Material for the task |
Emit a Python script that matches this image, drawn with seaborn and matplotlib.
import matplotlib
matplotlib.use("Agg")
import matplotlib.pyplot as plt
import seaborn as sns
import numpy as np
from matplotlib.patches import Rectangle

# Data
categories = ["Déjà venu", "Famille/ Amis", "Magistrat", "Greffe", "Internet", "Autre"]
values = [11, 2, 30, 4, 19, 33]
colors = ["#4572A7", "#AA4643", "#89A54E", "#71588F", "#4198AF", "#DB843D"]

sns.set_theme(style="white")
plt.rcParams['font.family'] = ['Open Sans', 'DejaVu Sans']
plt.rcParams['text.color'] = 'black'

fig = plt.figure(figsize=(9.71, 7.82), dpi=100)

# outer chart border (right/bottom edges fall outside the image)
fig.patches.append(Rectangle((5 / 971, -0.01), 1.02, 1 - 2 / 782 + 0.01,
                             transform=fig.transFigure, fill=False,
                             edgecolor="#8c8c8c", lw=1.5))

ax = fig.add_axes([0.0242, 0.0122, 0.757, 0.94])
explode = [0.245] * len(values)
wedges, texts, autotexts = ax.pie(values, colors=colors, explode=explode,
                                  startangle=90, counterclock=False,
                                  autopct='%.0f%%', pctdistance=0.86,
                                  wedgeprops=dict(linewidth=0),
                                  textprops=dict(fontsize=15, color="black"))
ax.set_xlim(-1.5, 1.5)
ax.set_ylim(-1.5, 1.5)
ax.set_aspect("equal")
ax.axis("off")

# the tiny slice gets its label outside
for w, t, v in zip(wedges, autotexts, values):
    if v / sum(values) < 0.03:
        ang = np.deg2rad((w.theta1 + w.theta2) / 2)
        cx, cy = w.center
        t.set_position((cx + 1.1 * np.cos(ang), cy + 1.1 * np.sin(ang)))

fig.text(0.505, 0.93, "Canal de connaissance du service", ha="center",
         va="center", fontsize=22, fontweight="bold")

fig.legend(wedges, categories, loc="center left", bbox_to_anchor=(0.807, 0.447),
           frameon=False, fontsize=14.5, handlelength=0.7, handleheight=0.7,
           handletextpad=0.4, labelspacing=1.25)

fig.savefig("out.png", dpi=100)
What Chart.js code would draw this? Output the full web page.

What you need to do |
Repeat every record exactly as written, please.

Result of the exercise |
Emit a Python script that matches this image, drawn with seaborn and matplotlib.
import matplotlib
matplotlib.use("Agg")
import matplotlib.pyplot as plt
import seaborn as sns
import numpy as np
from matplotlib.patches import Rectangle

# Data
categories = ["Déjà venu", "Famille/ Amis", "Magistrat", "Greffe", "Internet", "Autre"]
values = [11, 2, 30, 4, 19, 33]
colors = ["#4572A7", "#AA4643", "#89A54E", "#71588F", "#4198AF", "#DB843D"]

sns.set_theme(style="white")
plt.rcParams['font.family'] = ['Open Sans', 'DejaVu Sans']
plt.rcParams['text.color'] = 'black'

fig = plt.figure(figsize=(9.71, 7.82), dpi=100)

# outer chart border (right/bottom edges fall outside the image)
fig.patches.append(Rectangle((5 / 971, -0.01), 1.02, 1 - 2 / 782 + 0.01,
                             transform=fig.transFigure, fill=False,
                             edgecolor="#8c8c8c", lw=1.5))

ax = fig.add_axes([0.0242, 0.0122, 0.757, 0.94])
explode = [0.245] * len(values)
wedges, texts, autotexts = ax.pie(values, colors=colors, explode=explode,
                                  startangle=90, counterclock=False,
                                  autopct='%.0f%%', pctdistance=0.86,
                                  wedgeprops=dict(linewidth=0),
                                  textprops=dict(fontsize=15, color="black"))
ax.set_xlim(-1.5, 1.5)
ax.set_ylim(-1.5, 1.5)
ax.set_aspect("equal")
ax.axis("off")

# the tiny slice gets its label outside
for w, t, v in zip(wedges, autotexts, values):
    if v / sum(values) < 0.03:
        ang = np.deg2rad((w.theta1 + w.theta2) / 2)
        cx, cy = w.center
        t.set_position((cx + 1.1 * np.cos(ang), cy + 1.1 * np.sin(ang)))

fig.text(0.505, 0.93, "Canal de connaissance du service", ha="center",
         va="center", fontsize=22, fontweight="bold")

fig.legend(wedges, categories, loc="center left", bbox_to_anchor=(0.807, 0.447),
           frameon=False, fontsize=14.5, handlelength=0.7, handleheight=0.7,
           handletextpad=0.4, labelspacing=1.25)

fig.savefig("out.png", dpi=100)
What Chart.js code would draw this? Output the full web page.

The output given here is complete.